Ontario employment is expected to grow by 57,000 jobs in 2014. Employment growth is projected to pick up in 2015 alongside improving output growth and business confidence. Employment is forecast to rise by 90,000 jobs or 1.3 per cent in 2015, and then increase by an average of 103,000 jobs or
1.4 per cent per year over 2016 and 2017. Ontario’s unemployment rate is expected to average
7.3 per cent in 2014 and fall steadily to an average annual rate of 6.3 per cent in 2017.
On October 2, 2014, Ontario successfully launched a Green Bond program, with an inaugural global Canadian dollar bond of $500 million. There was strong demand for Ontario’s first Green Bond, with orders approaching $2.4 billion. Green investors in Canada as well as in the United States, Europe and Asia participated in the deal, bringing new international buyers to the Canadian dollar market.

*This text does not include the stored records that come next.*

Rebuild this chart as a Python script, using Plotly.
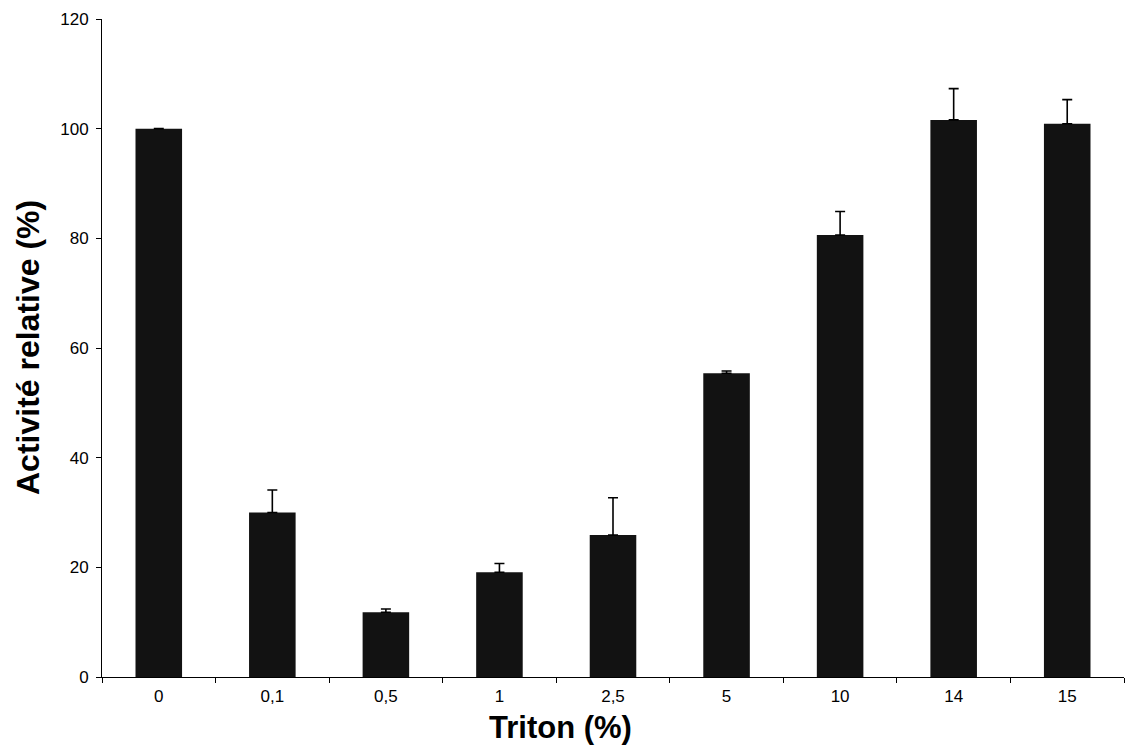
import plotly.graph_objects as go

categories = ["0", "0,1", "0,5", "1", "2,5", "5", "10", "14", "15"]
activite = [100, 30, 11.8, 19.1, 25.9, 55.4, 80.6, 101.6, 100.9]
erreur = [None, 4.1, 0.6, 1.6, 6.8, 0.4, 4.3, 5.7, 4.4]

FONT = "Liberation Sans, Arial, sans-serif"

fig = go.Figure()
fig.add_trace(go.Bar(
    x=categories,
    y=activite,
    width=0.41,
    marker=dict(color="#121212", line=dict(width=0)),
    error_y=dict(type="data", array=erreur, arrayminus=[0] * len(erreur),
                 symmetric=False, color="black", thickness=1.6, width=5),
    showlegend=False,
))

fig.update_layout(
    width=1127, height=753,
    margin=dict(l=102, r=3, t=19, b=76),
    paper_bgcolor="white", plot_bgcolor="white",
    font=dict(family=FONT, color="black", size=17),
    bargap=0.59,
    xaxis=dict(
        type="category",
        showline=True, linecolor="black", linewidth=1,
        ticks="outside", tickson="boundaries", ticklen=5, tickcolor="black",
        showgrid=False, tickfont=dict(size=17, family=FONT),
        ticklabelstandoff=4,
    ),
    yaxis=dict(
        range=[0, 120], dtick=20, tick0=0,
        showline=True, linecolor="black", linewidth=1,
        ticks="outside", ticklen=5, tickcolor="black",
        showgrid=False, zeroline=False, tickfont=dict(size=17, family=FONT),
        ticklabelstandoff=4,
    ),
    annotations=[
        dict(text="<b>Triton (%)</b>", xref="paper", yref="paper",
             x=(560 - 102) / 1022, y=(677 - 727) / 658,
             xanchor="center", yanchor="middle", showarrow=False,
             font=dict(size=31, family=FONT, color="black")),
        dict(text="<b>Activité relative (%)</b>", xref="paper", yref="paper",
             x=(28 - 102) / 1022, y=0.5, textangle=-90,
             xanchor="center", yanchor="middle", showarrow=False,
             font=dict(size=32, family=FONT, color="black")),
    ],
)

fig.write_html("out.html")
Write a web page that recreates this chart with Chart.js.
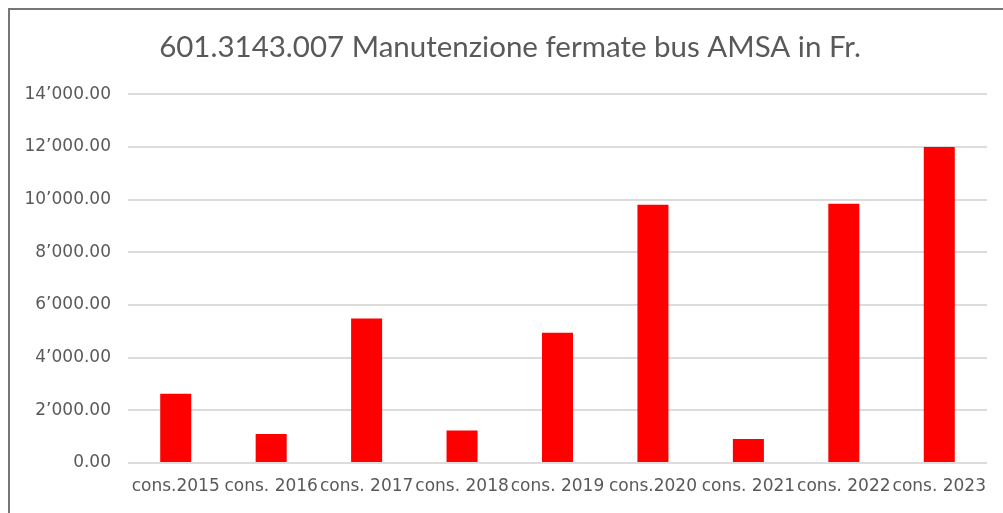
<!DOCTYPE html>
<html>
<head>
<meta charset="utf-8">
<script src="https://cdn.jsdelivr.net/npm/chart.js@4/dist/chart.umd.min.js"></script>
<style>
  html, body { margin: 0; padding: 0; background: #fff; }
  #wrap { position: relative; width: 1003px; height: 513px; }
  #frame { position: absolute; left: 8px; top: 8px; right: -10px; bottom: -10px;
           border-left: 2px solid #767676; border-top: 2px solid #767676; pointer-events: none; }
</style>
</head>
<body>
<div id="wrap">
  <canvas id="chart" width="1003" height="513"></canvas>
  <div id="frame"></div>
</div>
<script>
const titleText = '601.3143.007 Manutenzione fermate bus AMSA in Fr.'
const categories = ['cons.2015', 'cons. 2016', 'cons. 2017', 'cons. 2018', 'cons. 2019',
                    'cons.2020', 'cons. 2021', 'cons. 2022', 'cons. 2023']
const costs = [2630, 1100, 5490, 1230, 4950, 9810, 910, 9850, 12000]
const yTicks = [0, 2000, 4000, 6000, 8000, 10000, 12000, 14000]

function formatFr(v) {
    // swiss style: 14’000.00
    const parts = v.toFixed(2).split('.')
    const intPart = parts[0].replace(/\B(?=(\d{3})+(?!\d))/g, '\u2019')
    return intPart + '.' + parts[1]
}

const grey = '#595959'
const tickFont = { family: 'DejaVu Sans', size: 17 }

// the title in the original sits a bit right of the canvas centre
const titleShift = {
    id: 'titleShift',
    afterLayout(chart) {
        if (chart.titleBlock) chart.titleBlock.left += 33
    }
}

new Chart(document.getElementById('chart').getContext('2d'), {
    type: 'bar',
    data: {
        labels: categories,
        datasets: [{
            label: 'Fr.',
            data: costs,
            backgroundColor: '#ff0000',
            borderWidth: 0,
            barPercentage: 0.325,
            categoryPercentage: 1
        }]
    },
    options: {
        responsive: false,
        animation: false,
        layout: { padding: { left: 0, right: 16, top: 0, bottom: 0 } },
        plugins: {
            legend: { display: false },
            tooltip: { enabled: false },
            title: {
                display: true,
                text: titleText,
                color: grey,
                font: { family: 'Lato', size: 29.5, weight: 'normal' },
                padding: { top: 30, bottom: 29 }
            }
        },
        scales: {
            x: {
                grid: { display: false, drawTicks: false },
                border: { display: false },
                ticks: {
                    color: grey,
                    font: tickFont,
                    padding: 13,
                    maxRotation: 0,
                    autoSkip: false
                },
                afterFit: scale => { scale.height = 50 }
            },
            y: {
                min: 0,
                max: 14000,
                afterBuildTicks: scale => { scale.ticks = yTicks.map(v => ({ value: v })) },
                grid: { color: '#dcdcdc', lineWidth: 2, drawTicks: false },
                border: { display: false },
                ticks: {
                    color: grey,
                    font: tickFont,
                    padding: 17,
                    callback: v => formatFr(v)
                },
                afterFit: scale => { scale.width = 128 }
            }
        }
    },
    plugins: [titleShift]
})
</script>
</body>
</html>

Total debt, which represents all borrowing without offsetting financial assets, is projected to be $310.5 billion as at March 31, 2015, compared to $295.8 billion as at March 31, 2014.
Ontario’s net debt is the difference between total liabilities and total financial assets. It is projected to be $287.3 billion as at March 31, 2015, $2.0 billion lower than forecast in the 2014 Budget. Net debt was $267.2 billion as at March 31, 2014. Accumulated deficit is projected to be $189.1 billion as at March 31, 2015, compared to $189.8 billion forecast in the 2014 Budget. The projected difference of $98.1 billion between net debt and accumulated deficit is due to net investments in capital assets.
The Province’s net debt-to-GDP ratio is expected to peak in 2015–16 at 40.4 per cent, compared to the forecast peak of 40.8 per cent in the 2014 Budget, 40.4 per cent in the 2013 Budget and 41.3 per cent in the 2012 Budget.